| GIVEN REQUEST |
Reproduce all of the data that follows, character for character.

| DATA SECTION |
:::

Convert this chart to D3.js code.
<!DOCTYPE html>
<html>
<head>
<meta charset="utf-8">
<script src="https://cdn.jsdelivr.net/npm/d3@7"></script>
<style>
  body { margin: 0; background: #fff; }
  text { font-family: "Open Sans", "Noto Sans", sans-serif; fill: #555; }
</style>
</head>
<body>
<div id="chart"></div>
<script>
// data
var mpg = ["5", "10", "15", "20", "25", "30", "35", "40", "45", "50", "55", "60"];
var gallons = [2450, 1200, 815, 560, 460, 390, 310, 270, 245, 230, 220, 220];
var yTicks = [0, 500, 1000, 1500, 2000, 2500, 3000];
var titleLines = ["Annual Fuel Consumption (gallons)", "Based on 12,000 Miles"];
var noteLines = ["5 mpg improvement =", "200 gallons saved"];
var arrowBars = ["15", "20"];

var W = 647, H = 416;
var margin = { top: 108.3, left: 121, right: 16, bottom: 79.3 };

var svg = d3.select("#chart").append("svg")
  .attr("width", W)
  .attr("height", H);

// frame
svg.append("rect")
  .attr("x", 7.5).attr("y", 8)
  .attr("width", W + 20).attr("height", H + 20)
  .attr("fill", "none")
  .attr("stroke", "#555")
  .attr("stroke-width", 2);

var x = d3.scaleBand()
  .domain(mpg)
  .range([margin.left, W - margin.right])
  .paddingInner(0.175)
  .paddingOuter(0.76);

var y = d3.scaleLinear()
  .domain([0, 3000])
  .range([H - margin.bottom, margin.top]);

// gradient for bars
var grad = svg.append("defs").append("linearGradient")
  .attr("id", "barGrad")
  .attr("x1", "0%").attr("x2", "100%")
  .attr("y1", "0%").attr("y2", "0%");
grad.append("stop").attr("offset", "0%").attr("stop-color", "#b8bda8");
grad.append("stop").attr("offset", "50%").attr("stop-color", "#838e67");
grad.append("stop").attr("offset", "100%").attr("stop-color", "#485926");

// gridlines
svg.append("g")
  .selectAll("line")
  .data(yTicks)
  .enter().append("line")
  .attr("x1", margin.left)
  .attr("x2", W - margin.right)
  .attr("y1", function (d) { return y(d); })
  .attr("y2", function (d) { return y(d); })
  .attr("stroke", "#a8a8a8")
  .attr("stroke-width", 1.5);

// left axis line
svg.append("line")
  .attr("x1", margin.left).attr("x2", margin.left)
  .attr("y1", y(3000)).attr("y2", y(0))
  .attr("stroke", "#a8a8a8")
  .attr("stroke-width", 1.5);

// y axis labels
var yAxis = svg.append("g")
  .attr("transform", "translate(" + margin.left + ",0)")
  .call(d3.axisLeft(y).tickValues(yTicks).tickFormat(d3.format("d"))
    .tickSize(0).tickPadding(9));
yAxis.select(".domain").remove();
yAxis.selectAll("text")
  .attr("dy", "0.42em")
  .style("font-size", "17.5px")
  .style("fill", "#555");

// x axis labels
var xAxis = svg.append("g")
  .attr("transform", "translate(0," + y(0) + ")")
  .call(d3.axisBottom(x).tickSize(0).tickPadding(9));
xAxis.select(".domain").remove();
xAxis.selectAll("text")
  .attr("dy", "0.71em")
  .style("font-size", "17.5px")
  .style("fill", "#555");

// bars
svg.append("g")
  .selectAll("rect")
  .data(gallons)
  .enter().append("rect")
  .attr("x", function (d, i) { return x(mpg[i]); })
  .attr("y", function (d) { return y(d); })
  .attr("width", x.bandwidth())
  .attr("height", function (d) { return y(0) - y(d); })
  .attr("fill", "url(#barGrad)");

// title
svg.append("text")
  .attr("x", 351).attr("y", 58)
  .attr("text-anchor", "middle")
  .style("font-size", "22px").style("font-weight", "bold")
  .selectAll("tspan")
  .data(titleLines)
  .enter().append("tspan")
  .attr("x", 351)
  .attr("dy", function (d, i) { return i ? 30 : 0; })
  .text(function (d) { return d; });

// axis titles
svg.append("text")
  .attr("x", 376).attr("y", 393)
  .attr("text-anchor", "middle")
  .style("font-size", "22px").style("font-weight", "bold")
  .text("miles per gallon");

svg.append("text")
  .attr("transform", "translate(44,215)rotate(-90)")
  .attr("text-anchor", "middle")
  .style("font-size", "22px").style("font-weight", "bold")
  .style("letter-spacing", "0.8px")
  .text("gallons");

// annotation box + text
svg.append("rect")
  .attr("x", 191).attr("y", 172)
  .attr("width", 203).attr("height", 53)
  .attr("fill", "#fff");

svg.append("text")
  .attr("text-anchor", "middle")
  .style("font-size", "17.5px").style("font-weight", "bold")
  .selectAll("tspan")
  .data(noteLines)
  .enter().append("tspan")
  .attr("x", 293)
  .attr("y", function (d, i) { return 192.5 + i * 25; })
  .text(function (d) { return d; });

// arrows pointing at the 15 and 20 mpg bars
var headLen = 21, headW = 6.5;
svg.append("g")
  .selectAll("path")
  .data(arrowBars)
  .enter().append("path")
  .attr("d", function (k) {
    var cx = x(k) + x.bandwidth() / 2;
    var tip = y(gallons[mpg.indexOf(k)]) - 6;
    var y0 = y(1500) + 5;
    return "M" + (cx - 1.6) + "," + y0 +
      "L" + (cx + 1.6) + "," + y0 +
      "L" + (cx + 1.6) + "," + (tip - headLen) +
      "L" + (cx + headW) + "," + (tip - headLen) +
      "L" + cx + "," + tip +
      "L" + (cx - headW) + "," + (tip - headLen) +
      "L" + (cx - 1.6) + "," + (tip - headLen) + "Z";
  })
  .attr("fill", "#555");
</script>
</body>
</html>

:::

| OUTPUT OF THE EXERCISE |
Convert this chart to D3.js code.
<!DOCTYPE html>
<html>
<head>
<meta charset="utf-8">
<script src="https://cdn.jsdelivr.net/npm/d3@7"></script>
<style>
  body { margin: 0; background: #fff; }
  text { font-family: "Open Sans", "Noto Sans", sans-serif; fill: #555; }
</style>
</head>
<body>
<div id="chart"></div>
<script>
// data
var mpg = ["5", "10", "15", "20", "25", "30", "35", "40", "45", "50", "55", "60"];
var gallons = [2450, 1200, 815, 560, 460, 390, 310, 270, 245, 230, 220, 220];
var yTicks = [0, 500, 1000, 1500, 2000, 2500, 3000];
var titleLines = ["Annual Fuel Consumption (gallons)", "Based on 12,000 Miles"];
var noteLines = ["5 mpg improvement =", "200 gallons saved"];
var arrowBars = ["15", "20"];

var W = 647, H = 416;
var margin = { top: 108.3, left: 121, right: 16, bottom: 79.3 };

var svg = d3.select("#chart").append("svg")
  .attr("width", W)
  .attr("height", H);

// frame
svg.append("rect")
  .attr("x", 7.5).attr("y", 8)
  .attr("width", W + 20).attr("height", H + 20)
  .attr("fill", "none")
  .attr("stroke", "#555")
  .attr("stroke-width", 2);

var x = d3.scaleBand()
  .domain(mpg)
  .range([margin.left, W - margin.right])
  .paddingInner(0.175)
  .paddingOuter(0.76);

var y = d3.scaleLinear()
  .domain([0, 3000])
  .range([H - margin.bottom, margin.top]);

// gradient for bars
var grad = svg.append("defs").append("linearGradient")
  .attr("id", "barGrad")
  .attr("x1", "0%").attr("x2", "100%")
  .attr("y1", "0%").attr("y2", "0%");
grad.append("stop").attr("offset", "0%").attr("stop-color", "#b8bda8");
grad.append("stop").attr("offset", "50%").attr("stop-color", "#838e67");
grad.append("stop").attr("offset", "100%").attr("stop-color", "#485926");

// gridlines
svg.append("g")
  .selectAll("line")
  .data(yTicks)
  .enter().append("line")
  .attr("x1", margin.left)
  .attr("x2", W - margin.right)
  .attr("y1", function (d) { return y(d); })
  .attr("y2", function (d) { return y(d); })
  .attr("stroke", "#a8a8a8")
  .attr("stroke-width", 1.5);

// left axis line
svg.append("line")
  .attr("x1", margin.left).attr("x2", margin.left)
  .attr("y1", y(3000)).attr("y2", y(0))
  .attr("stroke", "#a8a8a8")
  .attr("stroke-width", 1.5);

// y axis labels
var yAxis = svg.append("g")
  .attr("transform", "translate(" + margin.left + ",0)")
  .call(d3.axisLeft(y).tickValues(yTicks).tickFormat(d3.format("d"))
    .tickSize(0).tickPadding(9));
yAxis.select(".domain").remove();
yAxis.selectAll("text")
  .attr("dy", "0.42em")
  .style("font-size", "17.5px")
  .style("fill", "#555");

// x axis labels
var xAxis = svg.append("g")
  .attr("transform", "translate(0," + y(0) + ")")
  .call(d3.axisBottom(x).tickSize(0).tickPadding(9));
xAxis.select(".domain").remove();
xAxis.selectAll("text")
  .attr("dy", "0.71em")
  .style("font-size", "17.5px")
  .style("fill", "#555");

// bars
svg.append("g")
  .selectAll("rect")
  .data(gallons)
  .enter().append("rect")
  .attr("x", function (d, i) { return x(mpg[i]); })
  .attr("y", function (d) { return y(d); })
  .attr("width", x.bandwidth())
  .attr("height", function (d) { return y(0) - y(d); })
  .attr("fill", "url(#barGrad)");

// title
svg.append("text")
  .attr("x", 351).attr("y", 58)
  .attr("text-anchor", "middle")
  .style("font-size", "22px").style("font-weight", "bold")
  .selectAll("tspan")
  .data(titleLines)
  .enter().append("tspan")
  .attr("x", 351)
  .attr("dy", function (d, i) { return i ? 30 : 0; })
  .text(function (d) { return d; });

// axis titles
svg.append("text")
  .attr("x", 376).attr("y", 393)
  .attr("text-anchor", "middle")
  .style("font-size", "22px").style("font-weight", "bold")
  .text("miles per gallon");

svg.append("text")
  .attr("transform", "translate(44,215)rotate(-90)")
  .attr("text-anchor", "middle")
  .style("font-size", "22px").style("font-weight", "bold")
  .style("letter-spacing", "0.8px")
  .text("gallons");

// annotation box + text
svg.append("rect")
  .attr("x", 191).attr("y", 172)
  .attr("width", 203).attr("height", 53)
  .attr("fill", "#fff");

svg.append("text")
  .attr("text-anchor", "middle")
  .style("font-size", "17.5px").style("font-weight", "bold")
  .selectAll("tspan")
  .data(noteLines)
  .enter().append("tspan")
  .attr("x", 293)
  .attr("y", function (d, i) { return 192.5 + i * 25; })
  .text(function (d) { return d; });

// arrows pointing at the 15 and 20 mpg bars
var headLen = 21, headW = 6.5;
svg.append("g")
  .selectAll("path")
  .data(arrowBars)
  .enter().append("path")
  .attr("d", function (k) {
    var cx = x(k) + x.bandwidth() / 2;
    var tip = y(gallons[mpg.indexOf(k)]) - 6;
    var y0 = y(1500) + 5;
    return "M" + (cx - 1.6) + "," + y0 +
      "L" + (cx + 1.6) + "," + y0 +
      "L" + (cx + 1.6) + "," + (tip - headLen) +
      "L" + (cx + headW) + "," + (tip - headLen) +
      "L" + cx + "," + tip +
      "L" + (cx - headW) + "," + (tip - headLen) +
      "L" + (cx - 1.6) + "," + (tip - headLen) + "Z";
  })
  .attr("fill", "#555");
</script>
</body>
</html>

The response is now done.